EU's Palm Oil Panic
Jakarta. Indonesia's success in turning crude palm oil into high-quality biofuel has stirred a hornet’s nest in the European Union market.
Indonesia, along with other palm-oil producing countries, have long argued that the EU ban on crude palm oil (CPO) is discriminatory and was only issued to create more space for rapeseed oil produced by EU member countries.
According to Ngurah Makertiharta, a chemical reactions and catalysts specialist from Bandung Institute of Technology (ITB), the EU is now worried that their plan to discriminate CPO "for environmental reasons" will fail.

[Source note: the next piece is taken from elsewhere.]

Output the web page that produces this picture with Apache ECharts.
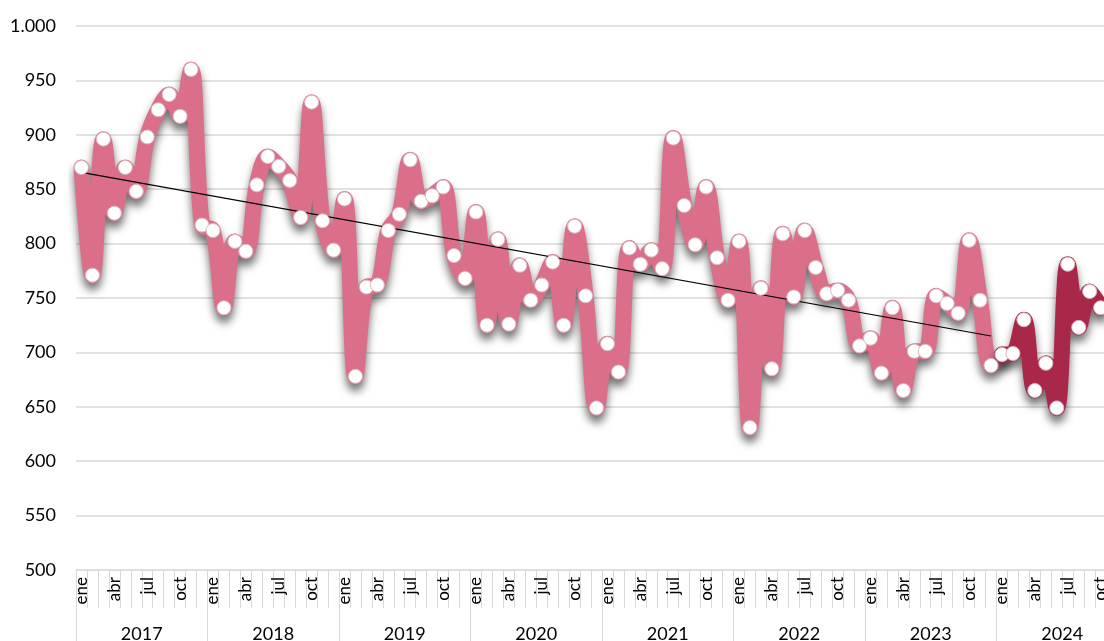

"They have been worried ever since we found ways to turn CPO into biofuel that we can use for ourselves," Ngurah said.
The academic was part of a research team that discovered a method to process CPO into biofuel.
Ngurah and his team from the Chemical Reaction and Catalyst Technical Laboratory in ITB announced the discovery of a new technique to turn CPO into biofuel using a catalyst on May 1.
The research was conducted to solve the problem of surplus CPO in Indonesia, which was partly caused by EU's refusal to buy palm oil from Indonesia.
Indonesia is the world's largest producer of palm oil, churning out 46 million tons of the versatile product per year, though only 3 million tons of it can be converted into palm kernel oil (PKO).
This was the reason why the government and a few private companies decided to fund the ITB research to develop new palm oil derivatives.
Ngurah said a similar innovation was discovered by European scientists based in Singapore, who used Indonesian palm oil to produce drop-in diesel.
The ITB professor said palm oil price will increase if biofuel made from palm oil can be produced on a large scale. This will mean bigger profits for palm oil producers, including farmers.